Outside, in the indigo night, the sole remaining member of her expedition is also preparing to depart. They are committed to climbing together but they are new friends; they have not shared a rope before this expedition. She wont be alone on the mountain, but she is prepared to be, if it means success. The sky is washed with stars and dagger cold, promising a clear dawn. They are leaving now to make good progress before the sun rises, draining their energy even as it softens the snow.

In a separate base camp close by, other climbers move about their tents, preparing to leave with them. They are part of a different expedition. Alison knows and likes them, but they are no more than affable half-friends, sharing a common interest but not a common life. They know little of what she is facing at home. As she pauses inside her tent, those closest to her, those who know her and love her best are thousands of miles away.

Her children, Tom and Kate, the centre of her universe, will still be asleep at home in Scotland, breathing evenly in their warm beds, unconscious of her. She has thought often, in the previous days of bad weather and frustration, about their tearful parting weeks before. She was home for only two weeks after her triumphant return from Everest and much of that fortnight was given over to media interviews and meetings. At night she has cried in her tent with her longing to be home. She can see their faces, wonders how they will have grown or changed; wonders how they will be with her when she returns. The end of the expedition is near. When she comes down the mountain, she will be coming down to them. She will be putting them to bed herself in only two weeks.
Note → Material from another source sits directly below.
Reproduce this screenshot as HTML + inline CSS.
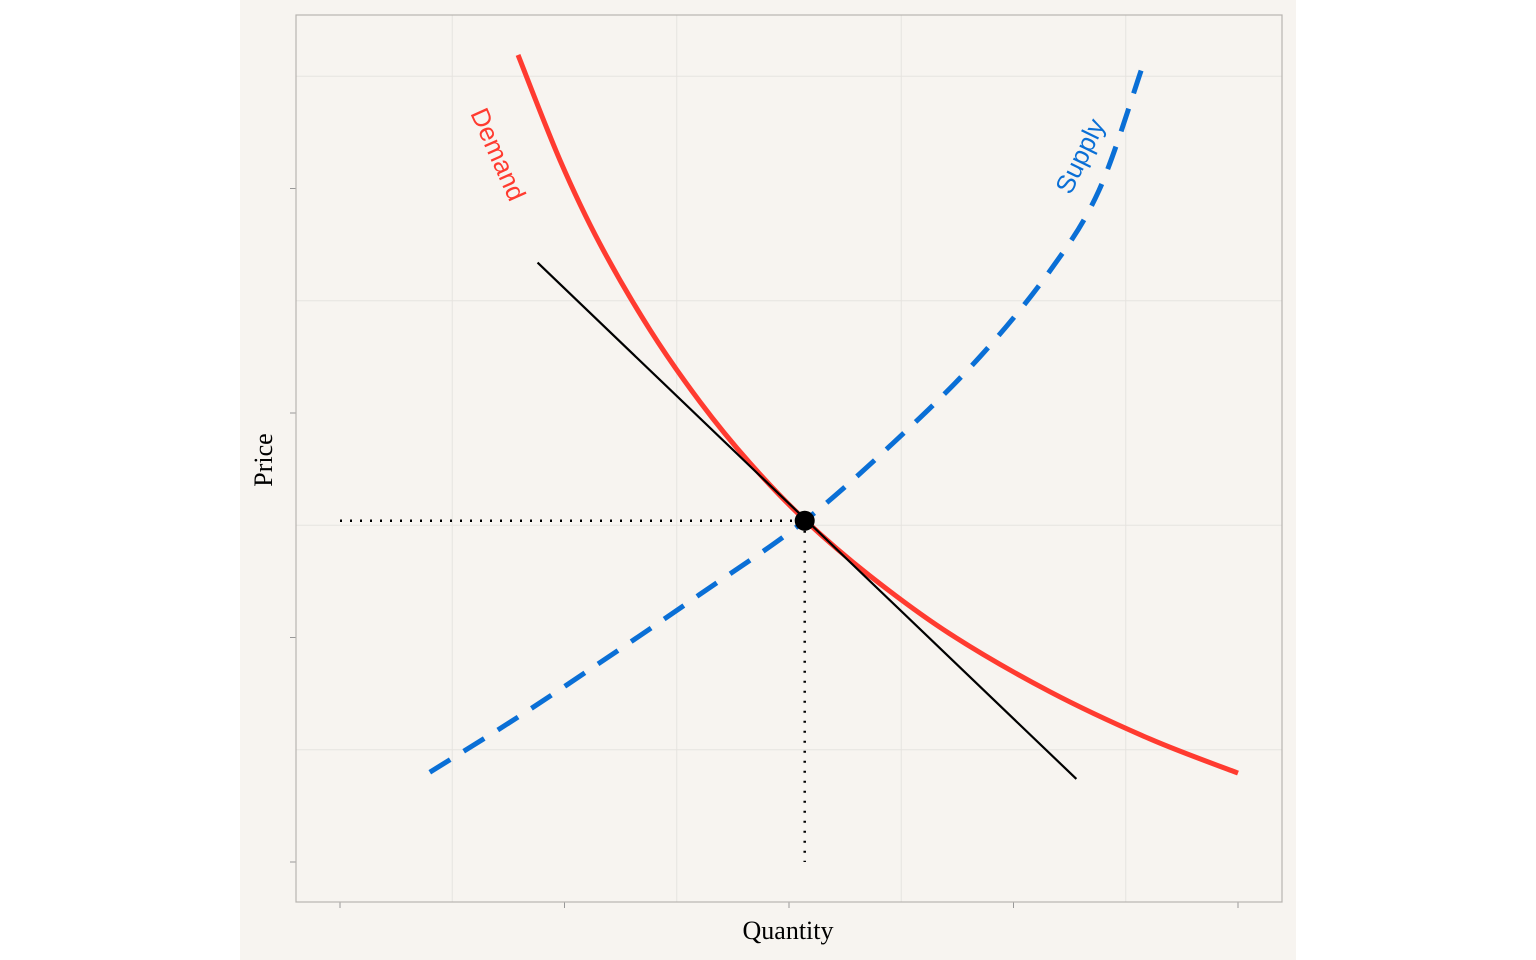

In the cold tent she thinks about her husband. Her marriage has stuttered and she has agonized over whether and how she should finish it. The tension is there with her at K2 base camp, in the strained letters and faxes she has sent and received from home. Piled on top of this emotional confusion is her fear about money. She is here because she thinks she has to be, trying to climb for her living, trying to do something that will secure the new future she is planning for herself and her children. She thinks about the freedom she felt as a young climber. All these things have whirled round her mind as she sat killing time beneath the mountain for day after day, waiting for her life to start again.

Beyond the thin nylon skin of her tent, the mass of K2 soars 11,000 feet above the glacier, a huge bulk of snow, ice and rock reaching into space. She has already climbed all but the last 2,000, so the first part of her journey to the summit will be on familiar ground. It should take her three or four days to the top and another two to come down and start on the long trail home. Less than a week. Still, she cant escape a tightening in her stomach as she contemplates the final unknown section.

In Britain she tried to shrug off K2s reputation. Now she has plenty of first-hand experience, knows how quickly the weather can change and how bad it can be on the worlds second-highest mountain. Climbers coming down have been trapped by bad weather, forced to linger in the too-thin air, growing weaker, the life slowly fading from them. She knows that only four women have reached the summit and two of them died trying to get back down. The ascent looms over her, nagging at her consciousness. Nothing can progress until she has finished with this examination she has set herself. After that she can turn to the rest of her life.

Spread around her tent are things from home. Face creams to protect her skin from the strong sunlight, notes she has faxed to her children. They are the links with her other life that has dragged at her heels in the long weeks on the stony glacier, her mood lifting and falling along with the capricious weather. Each time she has gone on the mountain Alison has felt she was closer to going home; each time she has come back unsuccessful she has felt the urge to throw it all up and go back to her children. But there are people at home who expect her to do well. She expects herself to do well. When will she have this chance again? She looks around the tent one last time. When she comes back it will all seem different. Then she zips the door shut, and goes out into the darkness of the early morning to climb the mountain.